Al famoso guionista y escritor italiano Andrea Camilleri acaban de concederle el premio RBA de Novela Negra. Si son ustedes aficionados al género, conocerán sin duda al Commissario Montalbano, que es el personaje que más tarde que pronto le ha hecho célebre en medio mundo. Tiene este comisario un nombre tan a propósito como el de Salvo, un apellido inspirado en Vázquez Montalbán, que consiguió que su detective Carvalho dejara huella en la vieja Trinacria, y una entidad física y psicológica que recuerda a la de Maigret, capaz de devorar a su amo.

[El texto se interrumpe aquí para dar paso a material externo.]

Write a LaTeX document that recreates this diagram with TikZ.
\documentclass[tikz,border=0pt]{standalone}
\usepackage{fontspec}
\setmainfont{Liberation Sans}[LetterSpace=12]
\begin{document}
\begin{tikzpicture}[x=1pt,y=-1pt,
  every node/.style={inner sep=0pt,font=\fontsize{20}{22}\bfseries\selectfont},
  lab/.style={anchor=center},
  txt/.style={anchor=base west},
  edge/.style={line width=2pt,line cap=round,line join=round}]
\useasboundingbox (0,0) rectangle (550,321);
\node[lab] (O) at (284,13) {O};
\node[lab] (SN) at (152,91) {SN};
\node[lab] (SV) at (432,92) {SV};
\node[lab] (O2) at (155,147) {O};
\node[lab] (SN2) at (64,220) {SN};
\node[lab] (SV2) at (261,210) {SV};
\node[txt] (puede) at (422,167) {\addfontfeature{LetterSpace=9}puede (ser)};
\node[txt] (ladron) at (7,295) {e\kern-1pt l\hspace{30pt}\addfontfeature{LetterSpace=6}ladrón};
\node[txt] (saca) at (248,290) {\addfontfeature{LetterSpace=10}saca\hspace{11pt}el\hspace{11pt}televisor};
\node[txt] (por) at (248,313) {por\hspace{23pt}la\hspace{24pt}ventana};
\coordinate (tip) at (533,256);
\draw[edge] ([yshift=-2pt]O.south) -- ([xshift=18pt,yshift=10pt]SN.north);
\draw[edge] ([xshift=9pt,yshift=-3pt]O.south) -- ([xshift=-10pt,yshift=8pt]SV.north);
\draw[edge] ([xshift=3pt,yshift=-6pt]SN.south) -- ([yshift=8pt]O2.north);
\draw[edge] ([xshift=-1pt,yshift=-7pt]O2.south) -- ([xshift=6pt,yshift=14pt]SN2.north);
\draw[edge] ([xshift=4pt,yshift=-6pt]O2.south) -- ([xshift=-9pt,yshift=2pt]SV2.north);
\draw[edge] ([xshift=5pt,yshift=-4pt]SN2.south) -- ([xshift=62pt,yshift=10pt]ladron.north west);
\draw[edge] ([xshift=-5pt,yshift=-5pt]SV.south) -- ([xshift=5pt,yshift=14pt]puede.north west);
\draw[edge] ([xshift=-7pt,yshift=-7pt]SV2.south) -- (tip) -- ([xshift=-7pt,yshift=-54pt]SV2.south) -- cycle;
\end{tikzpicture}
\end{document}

Lo que me fascina del tal Montalbano es su hambre de verdad, justicia y vida, y su pacto secreto con el alba. Igual que se derrite ante un pescado fresco, una «pasta n’casciata» o un plato de «arancini», jamás cede a chantajes o presiones, ni mide la importancia del delito por la talla del muerto o «catafero», ni se pliega a intereses mandarines. Todo lo que decide, piensa, dice, pregunta, planifica, desentraña o desvela es como un nuevo sol al que recibe siempre «pirsonalmente di pirsona», que diría el entrañable Catarella.

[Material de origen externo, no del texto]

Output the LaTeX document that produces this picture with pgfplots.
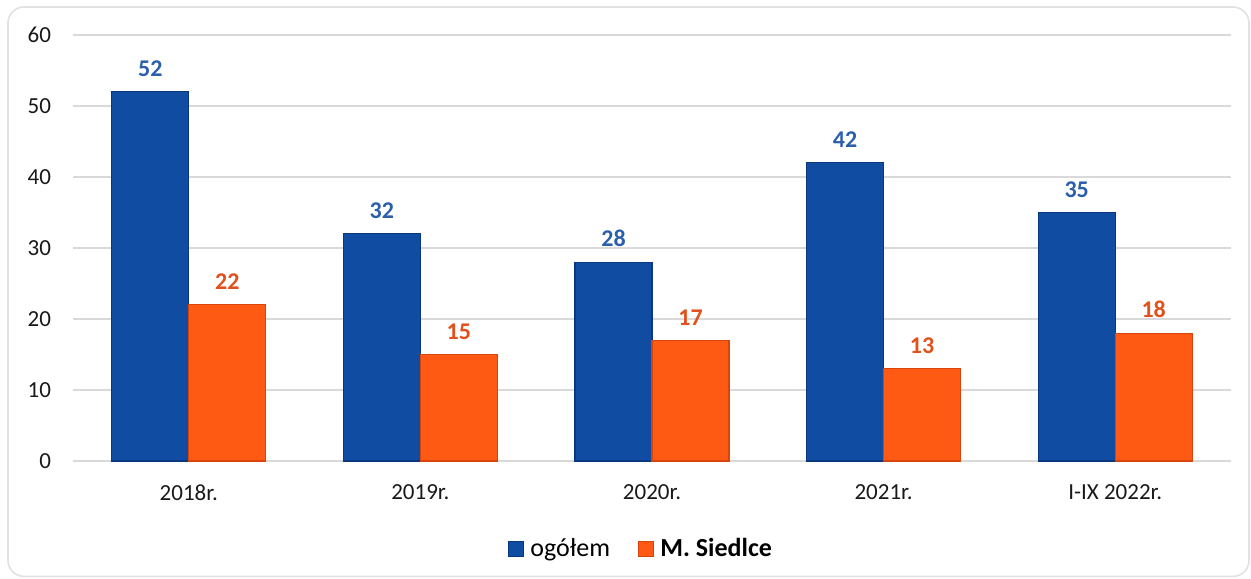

Las novelas de Camilleri están escritas en dialecto siciliano, y así es como hay que leerlas, si uno se atreve. Es la mejor manera de entenderlas. Porque lo que destilan pos sus cuatro costados, lo que rezuma el propio Montalbano, es un amor tan hondo por Sicilia, tan hecho de pasión y acatamiento, tan herido y crujiente, que es como un tul tejido con paciencia de araña, como un violín guardado en estuche de raso, como una pesadumbre guarnecida de encajes. El comisario, a veces, se topa con un muerto de otra guerra, y entonces cierra el caso. A diferencia de otros personajes.